|Art work by Dean Lewis|
Fifty years ago, following the death of Edgar Varèse, Pierre Boulez wrote in tribute to the great man:
‘You have the deliberate wildness of the animal that does not go with the herd, the rarity of the diamond in a unique mount … Your legend is deeply rooted in our era; we can scrub the chalk (and water) circle of those magic or ambiguous words “experimental”, “precursor”, “pioneer”…’
These words might equally apply to Boulez himself and, especially, to David Bowie; both are recently deceased titans of contemporary culture about whom I’m currently finding it hard to think without turning my mind to the other – however unlikely that may sound, given their differences. Boulez’ death (5 January) had already prompted reflection on my own musical life, since my first amazement at the sensuous, distilled beauty of Le marteau sans maître as a teenaged guitarist-composer. In those days I was blithely unaware of any musical ‘rules’, and didn’t understand that high modernism and other kinds of high fuck-off-ism represented by, say, punk rock, were not supposed to mix. So I’ve felt a contradictory sadness, too, at both the fact and passing of Boulez’ controversial era: that angry, damaged but brilliant generation of postwar avant-garde composers, who so exquisitely yet tyrannically held ‘new music’ hostage, and of whom Boulez was just about the last representative (happily, Betsy Jolas, for one, is still with us).
But, at age 90, and with his ill-health well known if unpublicised, Boulez’ death was hardly a shock. How different was Bowie’s, coming completely out of the blue, and just two days after the release of Blackstar on January 8, his 69th birthday.
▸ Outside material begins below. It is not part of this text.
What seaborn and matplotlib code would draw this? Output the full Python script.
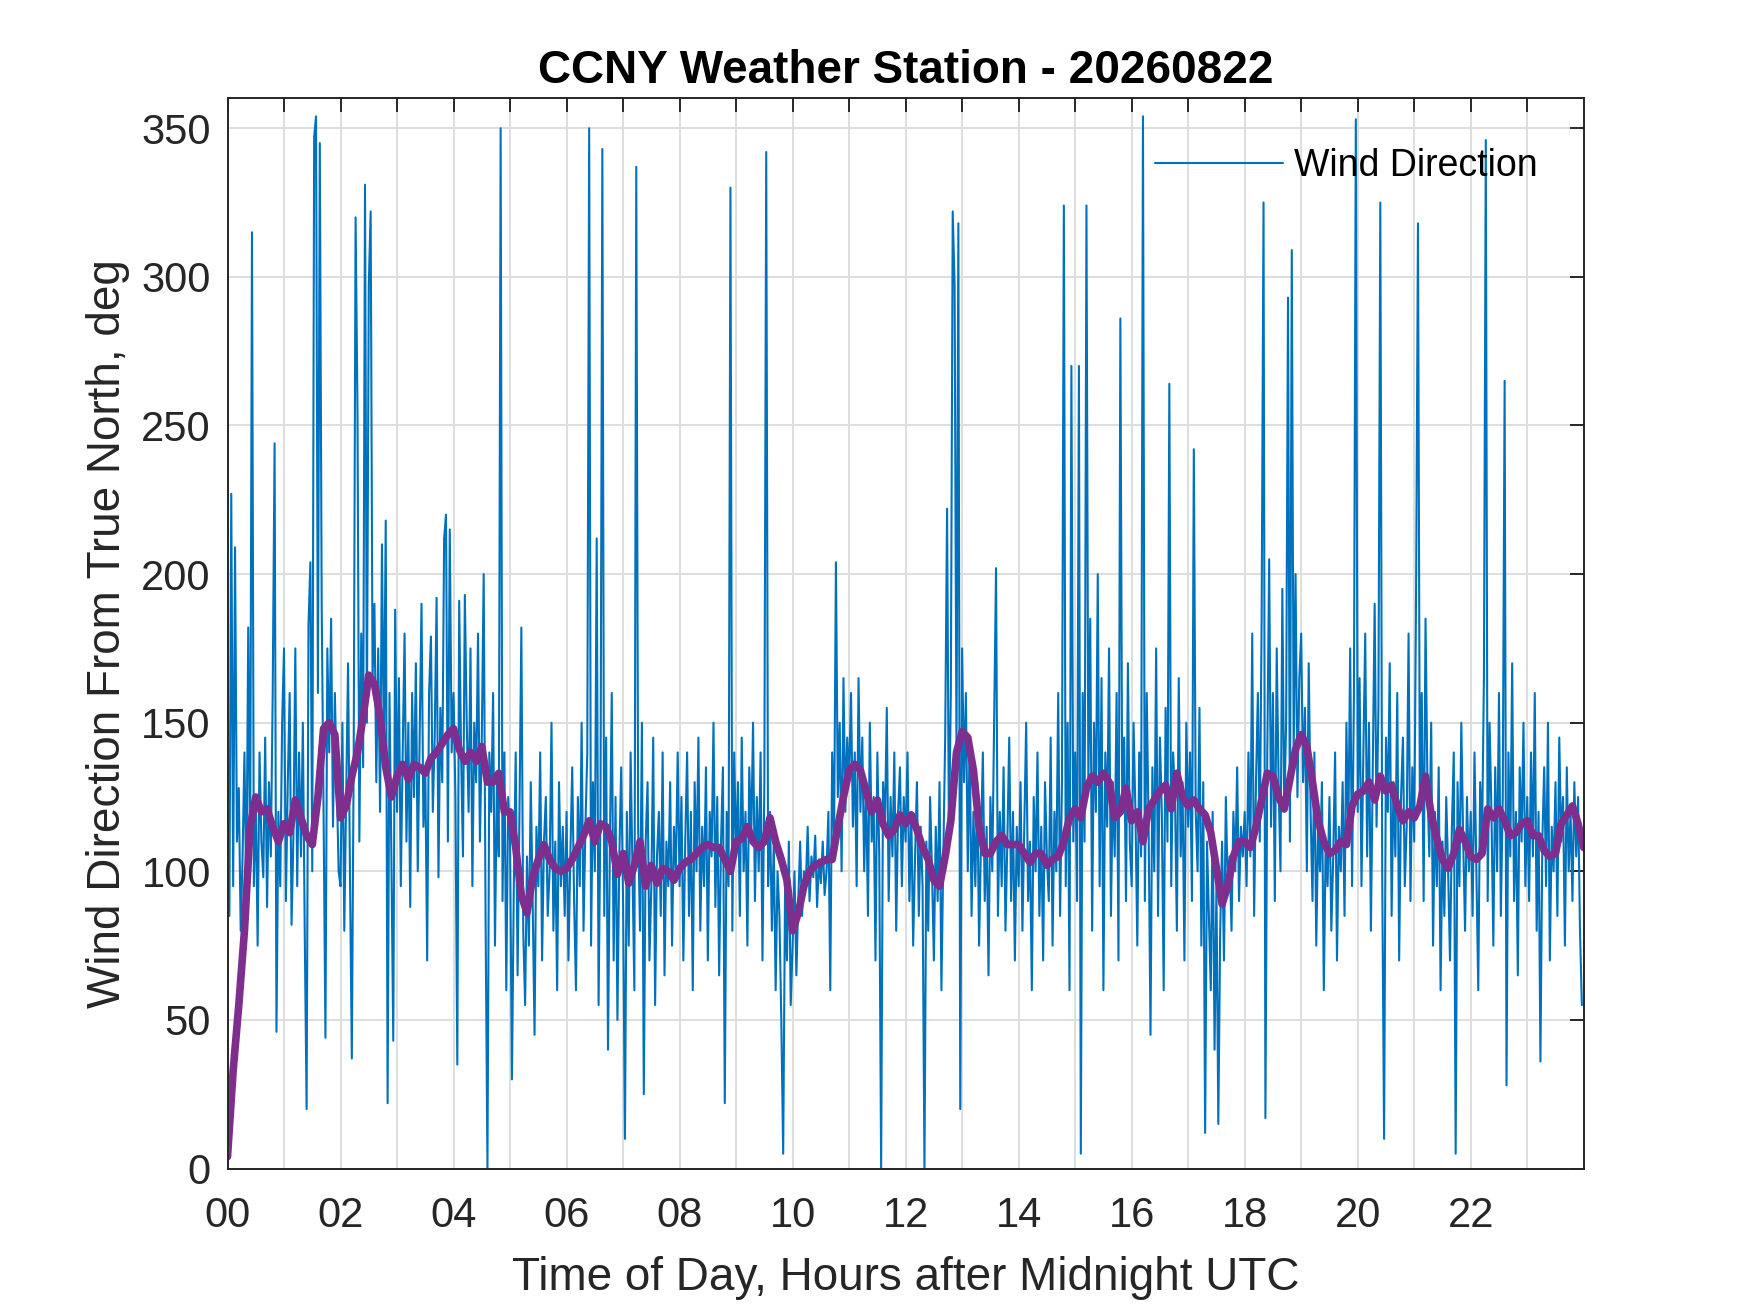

The album and accompanying videos seemed to me a return to superbly enigmatic, melancholy form. Boulez may have been a thrilling discovery as a young musician, but I grew up with Bowie. Until the Berlin years, and especially “Heroes” – I was twelve when it came out in ’77 – it wasn’t so much his music that grabbed me as his sheer, unapologetic otherness. Bowie’s eyes reminded me of my mother’s following surgery for a detached retina. Except that his felt curiously less alien than hers, regardless of his sci-fi personas, and seemed to suggest infinitely greater understanding of my own burgeoning, ambivalent sexuality.
Listening to ‘Lazarus’ on Blackstar, I’m reminded of the ironic spirit of “Heroes” – and especially the fractured soundscapes of that album’s non-vocal trilogy: ‘Sense of Doubt’, ‘Moss Garden’ and ‘Neuköln’. These were imbued with what I imagined to be the defiant but flat-feeling decadence of West Berlin during the Cold War – and they seemed to articulate a kind of hollow yearning within my psyche, just as Boulez would later, for a while, offer a jewelled respite from anguish.
Bowie showed us that identity can be what you make it. That the binary opposites we fall into so unthinkingly – of high-low, popular-serious (culture), male-female (gender), left-right (politics), young-old (age) – are really only products of existential terror denied. As Boulez pushed uncompromising extremes of the senses and synapses, Bowie danced through them as shape-shifter extraordinaire; always and never at home in his unique, ‘unbearable lightness of being’. That he could share that with so many so profoundly – through music, art, theatre, film, fashion, and now his own death – makes him a phenomenon I doubt we’ll ever see the likes of again.